↓
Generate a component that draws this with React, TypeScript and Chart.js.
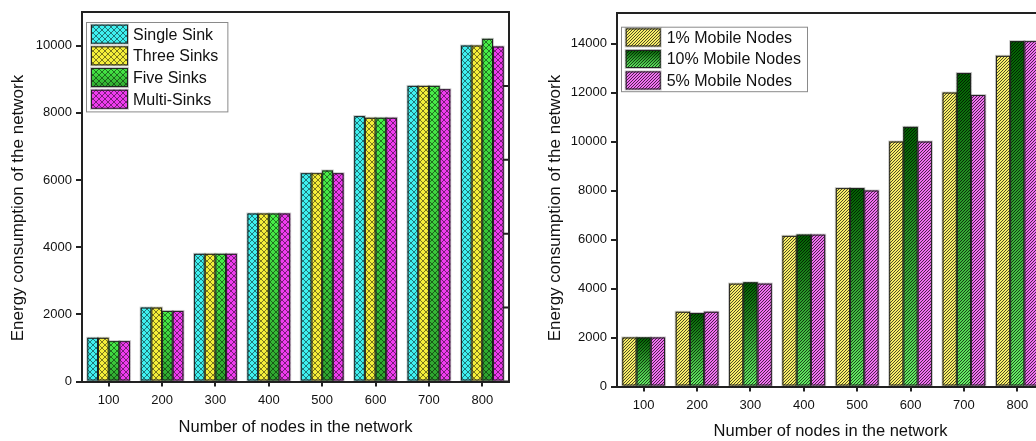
import React, { useEffect, useRef } from 'react';
import { Chart, registerables } from 'chart.js';

Chart.register(...registerables);

const FONT = '"Liberation Sans", Arial, Helvetica, sans-serif';
Chart.defaults.font.family = FONT;

// ---------- data ----------
const categories = ['100', '200', '300', '400', '500', '600', '700', '800'];

const leftSeriesNames = ['Single Sink', 'Three Sinks', 'Five Sinks', 'Multi-Sinks'];
const singleSink = [1300, 2200, 3800, 5000, 6200, 7900, 8800, 10000];
const threeSinks = [1300, 2200, 3800, 5000, 6200, 7850, 8800, 10000];
const fiveSinks = [1200, 2100, 3800, 5000, 6280, 7850, 8800, 10200];
const multiSinks = [1200, 2100, 3800, 5000, 6200, 7850, 8700, 9970];

const rightSeriesNames = ['1% Mobile Nodes', '10% Mobile Nodes', '5% Mobile Nodes'];
const mobile1 = [2000, 3050, 4200, 6150, 8100, 10000, 12000, 13500];
const mobile10 = [2000, 3000, 4250, 6200, 8100, 10600, 12800, 14100];
const mobile5 = [2000, 3050, 4200, 6200, 8000, 10000, 11900, 14100];

const leftYMax = 11000;
const rightYMax = 15250;
const leftYTicks = [0, 2000, 4000, 6000, 8000, 10000];
const rightYTicks = [0, 2000, 4000, 6000, 8000, 10000, 12000, 14000];
const leftRightAxisMax = 5; // unlabeled right axis of left panel
const leftRightAxisTicks = [0, 1, 2, 3, 4, 5];

const xTitle = 'Number of nodes in the network';
const yTitle = 'Energy consumption of the network';

// ---------- styles ----------
type Fill = { color: string; gradient?: [string, string]; pattern: 'cross' | 'diag' };

const leftFills: Fill[] = [
  { color: '#3ff0f0', pattern: 'cross' },
  { color: '#f4ee3a', pattern: 'cross' },
  { color: '#3ee23e', gradient: ['#48f048', '#2ea52e'], pattern: 'cross' },
  { color: '#ee3cee', pattern: 'cross' },
];
const rightFills: Fill[] = [
  { color: '#f8ee6a', pattern: 'diag' },
  { color: '#2a9a2a', gradient: ['#005f00', '#66f066'], pattern: 'diag' },
  { color: '#f070f0', pattern: 'diag' },
];

function makePattern(ctx: CanvasRenderingContext2D, kind: 'cross' | 'diag') {
  const c = document.createElement('canvas');
  const n = kind === 'cross' ? 6 : 3;
  c.width = n;
  c.height = n;
  const g = c.getContext('2d')!;
  if (kind === 'cross') {
    g.fillStyle = 'rgba(0,0,0,0.5)';
    for (let i = 0; i < n; i++) {
      g.fillRect(i, i, 1, 1);
      g.fillRect(i, n - 1 - i, 1, 1);
    }
  } else {
    g.fillStyle = 'rgba(0,0,0,0.68)';
    for (let i = 0; i < n; i++) g.fillRect(i, n - 1 - i, 1, 1);
  }
  return ctx.createPattern(c, 'repeat')!;
}

function paintRect(ctx: CanvasRenderingContext2D, f: Fill, l: number, t: number, w: number, h: number) {
  ctx.save();
  if (f.gradient) {
    const g = ctx.createLinearGradient(l, t, l, t + h);
    g.addColorStop(0, f.gradient[0]);
    g.addColorStop(1, f.gradient[1]);
    ctx.fillStyle = g;
  } else {
    ctx.fillStyle = f.color;
  }
  ctx.fillRect(l, t, w, h);
  ctx.fillStyle = makePattern(ctx, f.pattern);
  ctx.fillRect(l, t, w, h);
  ctx.strokeStyle = 'rgba(0,0,0,0.22)';
  ctx.lineWidth = 1;
  ctx.strokeRect(l - 0.5, t - 0.5, w + 1, h + 1);
  ctx.strokeStyle = '#222';
  ctx.strokeRect(l + 0.5, t + 0.5, w - 1, h - 1);
  ctx.restore();
}

type LegendCfg = {
  dx: number; dy: number; padL: number; swW: number; swH: number; gap: number;
  rowH: number; padT: number; padR: number;
};
type YTitleCfg = { x: number; cy: number; size: number };

function makeDecor(fills: Fill[], legend: LegendCfg, yt: YTitleCfg) {
  return {
    id: 'decor',
    afterDatasetsDraw(chart: any) {
      const ctx = chart.ctx as CanvasRenderingContext2D;
      chart.data.datasets.forEach((_ds: any, di: number) => {
        const meta = chart.getDatasetMeta(di);
        meta.data.forEach((el: any) => {
          const p = el.getProps(['x', 'y', 'base', 'width'], true);
          const l = p.x - p.width / 2;
          const t = Math.min(p.y, p.base);
          const h = Math.abs(p.base - p.y);
          paintRect(ctx, fills[di], l, t, p.width, h);
        });
      });
    },
    afterDraw(chart: any) {
      const ctx = chart.ctx as CanvasRenderingContext2D;
      const { left, right, top, bottom } = chart.chartArea;
      ctx.save();
      ctx.strokeStyle = '#222';
      ctx.lineWidth = 2;
      ctx.beginPath();
      ctx.moveTo(left - 1, top);
      ctx.lineTo(right + 1, top);
      ctx.moveTo(right, top);
      ctx.lineTo(right, bottom);
      const y2 = chart.scales.y2;
      if (y2) {
        y2.ticks.forEach((tk: any) => {
          const py = y2.getPixelForValue(tk.value);
          ctx.moveTo(right, py);
          ctx.lineTo(right - 6, py);
        });
      }
      ctx.stroke();
      ctx.restore();

      // y title
      ctx.save();
      ctx.font = `${yt.size}px ${FONT}`;
      ctx.fillStyle = '#111';
      ctx.translate(yt.x, yt.cy);
      ctx.rotate(-Math.PI / 2);
      ctx.textAlign = 'center';
      ctx.textBaseline = 'middle';
      ctx.fillText(yTitle, 0, 0);
      ctx.restore();

      // legend
      ctx.save();
      ctx.font = `16px ${FONT}`;
      const labels: string[] = chart.data.datasets.map((d: any) => d.label);
      const maxW = Math.max(...labels.map((s) => ctx.measureText(s).width));
      const bx = left + legend.dx;
      const by = top + legend.dy;
      const bw = legend.padL + legend.swW + legend.gap + maxW + legend.padR;
      const bh = legend.padT * 2 + labels.length * legend.rowH;
      ctx.fillStyle = '#fff';
      ctx.fillRect(bx, by, bw, bh);
      ctx.strokeStyle = '#8a8a8a';
      ctx.lineWidth = 1;
      ctx.strokeRect(bx + 0.5, by + 0.5, bw, bh);
      labels.forEach((lab, i) => {
        const cy = by + legend.padT + legend.rowH * (i + 0.5);
        paintRect(ctx, fills[i], bx + legend.padL, cy - legend.swH / 2, legend.swW, legend.swH);
        ctx.fillStyle = '#111';
        ctx.textBaseline = 'middle';
        ctx.textAlign = 'left';
        ctx.fillText(lab, bx + legend.padL + legend.swW + legend.gap, cy + 1);
      });
      ctx.restore();
    },
  };
}

function buildConfig(opts: {
  names: string[]; series: number[][]; fills: Fill[]; yMax: number; yTicks: number[];
  padTop: number; padRight: number; yWidth: number; xHeight: number;
  xTitlePad: number; legend: LegendCfg; yTitle: YTitleCfg; rightAxis: boolean;
}): any {
  const scales: any = {
    x: {
      type: 'category',
      offset: true,
      grid: { display: true, drawOnChartArea: false, drawTicks: true, tickLength: 5, offset: false, color: '#222', lineWidth: 2 },
      border: { display: true, color: '#222', width: 2 },
      ticks: { font: { size: 13 }, color: '#111', padding: 6 },
      title: { display: true, text: xTitle, font: { size: 16.5 }, color: '#111', padding: { top: 0, bottom: opts.xTitlePad } },
      afterFit: (s: any) => { s.height = opts.xHeight; },
    },
    y: {
      type: 'linear',
      min: 0,
      max: opts.yMax,
      afterBuildTicks: (s: any) => { s.ticks = opts.yTicks.map((v) => ({ value: v })); },
      ticks: { font: { size: 13 }, color: '#111', padding: 4, callback: (v: any) => String(v) },
      grid: { drawOnChartArea: false, tickLength: 6, color: '#222', lineWidth: 2 },
      border: { display: true, color: '#222', width: 2 },
      title: { display: false },
      afterFit: (s: any) => { s.width = opts.yWidth; },
    },
  };
  if (opts.rightAxis) {
    scales.y2 = {
      type: 'linear',
      position: 'right',
      min: 0,
      max: leftRightAxisMax,
      afterBuildTicks: (s: any) => { s.ticks = leftRightAxisTicks.map((v) => ({ value: v })); },
      ticks: { display: false },
      grid: { display: false },
      border: { display: false },
      afterFit: (s: any) => { s.width = 0; },
    };
  }
  return {
    type: 'bar',
    data: {
      labels: categories,
      datasets: opts.names.map((n, i) => ({
        label: n,
        data: opts.series[i],
        backgroundColor: opts.fills[i].color,
        borderColor: '#222',
        borderWidth: 1,
        categoryPercentage: 0.8,
        barPercentage: 1,
      })),
    },
    options: {
      responsive: false,
      animation: false,
      layout: { padding: { left: 0, right: opts.padRight, top: opts.padTop, bottom: 0 } },
      plugins: { legend: { display: false }, tooltip: { enabled: false } },
      scales,
    },
    plugins: [makeDecor(opts.fills, opts.legend, opts.yTitle)],
  };
}

export default function App() {
  const leftRef = useRef<HTMLCanvasElement>(null);
  const rightRef = useRef<HTMLCanvasElement>(null);

  useEffect(() => {
    const left = new Chart(leftRef.current!, buildConfig({
      names: leftSeriesNames,
      series: [singleSink, threeSinks, fiveSinks, multiSinks],
      fills: leftFills,
      yMax: leftYMax,
      yTicks: leftYTicks,
      padTop: 12,
      padRight: 21,
      yWidth: 82,
      xHeight: 59.5,
      xTitlePad: 3.5,
      legend: { dx: 4, dy: 10, padL: 5, swW: 37, swH: 19, gap: 5, rowH: 21.7, padT: 1.3, padR: 9 },
      yTitle: { x: 18, cy: 208, size: 17 },
      rightAxis: true,
    }));
    const right = new Chart(rightRef.current!, buildConfig({
      names: rightSeriesNames,
      series: [mobile1, mobile10, mobile5],
      fills: rightFills,
      yMax: rightYMax,
      yTicks: rightYTicks,
      padTop: 13,
      padRight: 86,
      yWidth: 87,
      xHeight: 54.5,
      xTitlePad: 0,
      legend: { dx: 4, dy: 13.7, padL: 4.7, swW: 35, swH: 18, gap: 6, rowH: 21.5, padT: 0, padR: 6 },
      yTitle: { x: 25, cy: 208, size: 17 },
      rightAxis: false,
    }));
    return () => {
      left.destroy();
      right.destroy();
    };
  }, []);

  return (
    <div style={{ position: 'fixed', left: 0, top: 0, width: 1036, height: 441, overflow: 'hidden', background: '#fff' }}>
      <div style={{ position: 'absolute', left: 0, top: 0, width: 530, height: 441 }}>
        <canvas ref={leftRef} width={530} height={441} style={{ width: 530, height: 441, display: 'block' }} />
      </div>
      <div style={{ position: 'absolute', left: 530, top: 0, width: 600, height: 441 }}>
        <canvas ref={rightRef} width={600} height={441} style={{ width: 600, height: 441, display: 'block' }} />
      </div>
    </div>
  );
}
↑
Only a number is wanted: how many lines above include "React"?

Exercise solution >>
2